2. Cultural Identity Pursuit in The Women Warrior
In The Woman Warrior, Kingston describes two generations of immigrants, who go through different ways when pursuing the cultural identity. As for the first-generation immigrant, they grow up and are educated in China. The Chinese tradition and values have rooted in their thoughts. When having immigrated to America, they have to change themselves in some way in order to adapt to the life in American society. Kingston depicts one of the first-generation immigrants in the novel—the mother Brave Orchid. Story telling is Brave Orchid’s typical way of preserving the Chinese culture. She tells her daughter the story about her poor sister in order to warn her not to bring shame to the family. “Now that you have started to menstruate, what happened to her could happen to you. Do not humiliate us. You wouldn’t like to be forgotten as if you had never been born. The villagers are watchful” (Kingston 5).

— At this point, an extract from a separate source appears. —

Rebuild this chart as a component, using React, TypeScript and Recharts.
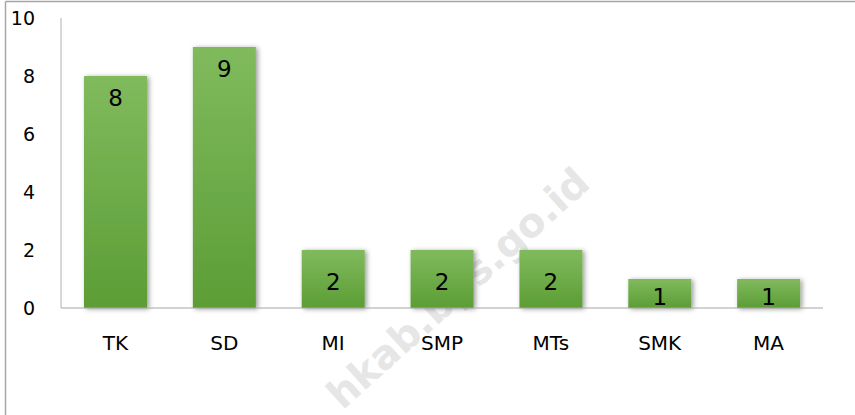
import React from "react";
import { BarChart, Bar, XAxis, YAxis, LabelList } from "recharts";

const categories = ["TK", "SD", "MI", "SMP", "MTs", "SMK", "MA"];
const counts = [8, 9, 2, 2, 2, 1, 1];
const yTicks = [0, 2, 4, 6, 8, 10];
const watermark = "hkab.bps.go.id";

const data = categories.map((name, i) => ({ name, value: counts[i] }));

const FONT = "'DejaVu Sans', sans-serif";

const renderLabel = (props: any) => {
  const { x, y, width, height, value } = props;
  const cy = height > 100 ? y + 22 : y + height / 2 + 3;
  return (
    <text
      x={x + width / 2}
      y={cy}
      textAnchor="middle"
      dominantBaseline="central"
      fontFamily={FONT}
      fontSize={23}
      fill="#000"
    >
      {value}
    </text>
  );
};

export default function App() {
  return (
    <div style={{ position: "absolute", left: 0, top: 0, width: 855, height: 415, background: "#fff", overflow: "hidden" }}>
      <svg width={855} height={415} style={{ position: "absolute", left: 0, top: 0 }}>
        <defs>
          <linearGradient id="barGrad" x1="0" y1="0" x2="0" y2="1">
            <stop offset="0%" stopColor="#80ba5d" />
            <stop offset="100%" stopColor="#5c9d35" />
          </linearGradient>
          <filter id="barShadow" x="-20%" y="-20%" width="140%" height="140%">
            <feDropShadow dx="2" dy="1" stdDeviation="2.5" floodColor="#000" floodOpacity="0.4" />
          </filter>
        </defs>
        <line x1={5.5} y1={1.5} x2={855} y2={1.5} stroke="#a6a6a6" strokeWidth={1.5} />
        <line x1={5.5} y1={1.5} x2={5.5} y2={415} stroke="#a6a6a6" strokeWidth={1.5} />
        <text
          x={592}
          y={186}
          textAnchor="end"
          transform="rotate(-42 592 186)"
          fontFamily={FONT}
          fontWeight="bold"
          fontSize={40}
          fill="#e6e6e6"
        >
          {watermark}
        </text>
      </svg>
      <div style={{ position: "absolute", left: 0, top: 0 }}>
        <BarChart
          width={855}
          height={415}
          data={data}
          margin={{ top: 18, right: 32, left: 0, bottom: 67 }}
        >
          <XAxis
            dataKey="name"
            height={40}
            tickSize={0}
            tickMargin={28}
            axisLine={{ stroke: "#a6a6a6", strokeWidth: 1.2 }}
            tick={{ fontFamily: FONT, fontSize: 20, fill: "#000" }}
            interval={0}
          />
          <YAxis
            width={61}
            domain={[0, 10]}
            ticks={yTicks}
            tickSize={0}
            tickMargin={26}
            axisLine={{ stroke: "#b0b0b0", strokeWidth: 1 }}
            tick={{ fontFamily: FONT, fontSize: 19, fill: "#000" }}
          />
          <Bar
            dataKey="value"
            barSize={63}
            fill="url(#barGrad)"
            filter="url(#barShadow)"
            isAnimationActive={false}
          >
            <LabelList dataKey="value" content={renderLabel} />
          </Bar>
        </BarChart>
      </div>
    </div>
  );
}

After Brave Orchid knows that she could never go back China after the People’s Republic of China was founded, her longing of returning remains a dream. Therefore, she begins adopting to American culture gradually. The most obvious change can be found in her daily life. “She recently took to wearing shawls and granny glasses, American fashion” (Kingston 117). Brave Orchid changes her dressing style. Living in the American society, she has to change herself intentionally or unintentionally to live a better life.

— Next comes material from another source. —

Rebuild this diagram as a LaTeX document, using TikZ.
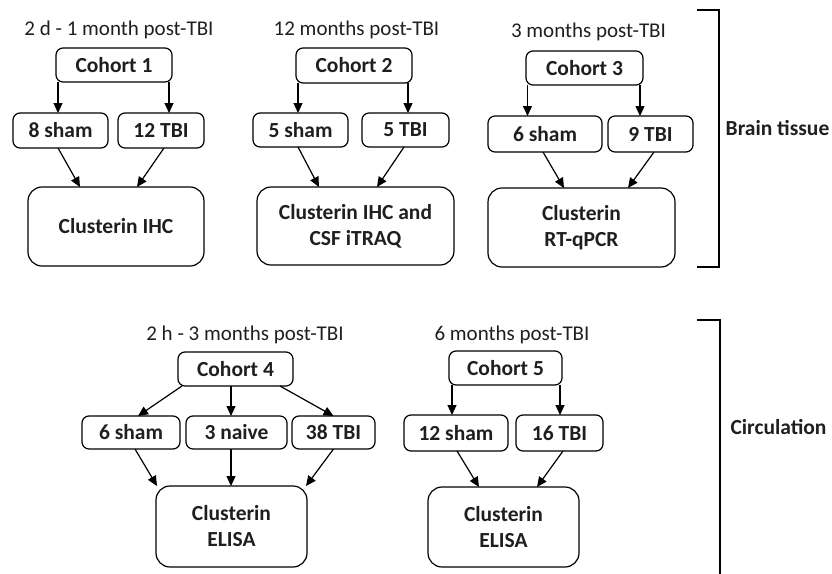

However, when it comes to the second-generation immigrants, things turn out to be more complicated. In the novel, the second-generation immigrants grow up in a paradox. They are immersed in the white values as well as Chinese values since they are raised by their Chinese-born parents. Living in the liminal space of two cultures, they face a more serious conflict, and need to seek for their unique cultural identity ( Shi 36).
In The Woman Warrior, the little girl is a second-generation immigrant who born in a Chinese family and grow up in the American society. Between the time she is born and the time she goes to school, she is immersed in Chinese values in her family. Therefore, she unconsciously identifies herself as a Chinese. However, when entering school and being exposed in the American society, she feels a kind of lost. Everything around is strange and she is different with all other children. So with the eager that not be a strange she tries her best to enter the American society and act like a native American. But her Chinese face and the nonnative English remind her that she is a Chinese. She gets into a dilemma and feel torn between being Chinese and American (Guan 88). At this time, she begins pursuing her unique cultural identity.
3. The Ultimate Way of Forming Cultural Identity
As for the first-generation immigrants, they keep their Chinese values all the time. After living in American society for some time, they begin accepting some of the American cultures in order to integrate into the mainstream society. At the end, the two cultures coexisted with each other (Jennie 49). The first-generation immigrants thus find a proper cultural identity.
The process of the second-generation immigrants’s pursuit is more complicated. When they are children, their Chinese parents teach them Chinese values. After entering school, they begin accepting American cultures and the two cultures clash with each other. In order to integrate into the majority, the second generation accepts American culture and escapes from the Chinese culture. However, after realizing the uniqueness and the true beauty of Chinese culture, they return to Chinese culture in some way. At the end, they find their new cultural identity which is multiple and the most suitable for themselves.
References
Guan, Hefeng. Seeking Identity Between Worlds----A Study of Chinese America Women’s Literature. Henan: Henan UP, 2002. Print.
Jennie, Wang. The Iron Curtain of Language Maxine Hong Kingston and American Orientalism. Shanghai: Fudan UP, 2005. Print.
Kingston, Maxine Hong. The Woman Warrior:Memoirs of a Girlhood Among Ghosts. New York: Vintage book, 1975. Print.
Shi, Pingping. A Study of Chinese American Women’s Writting. Henan: Henan UP, 2004. Print.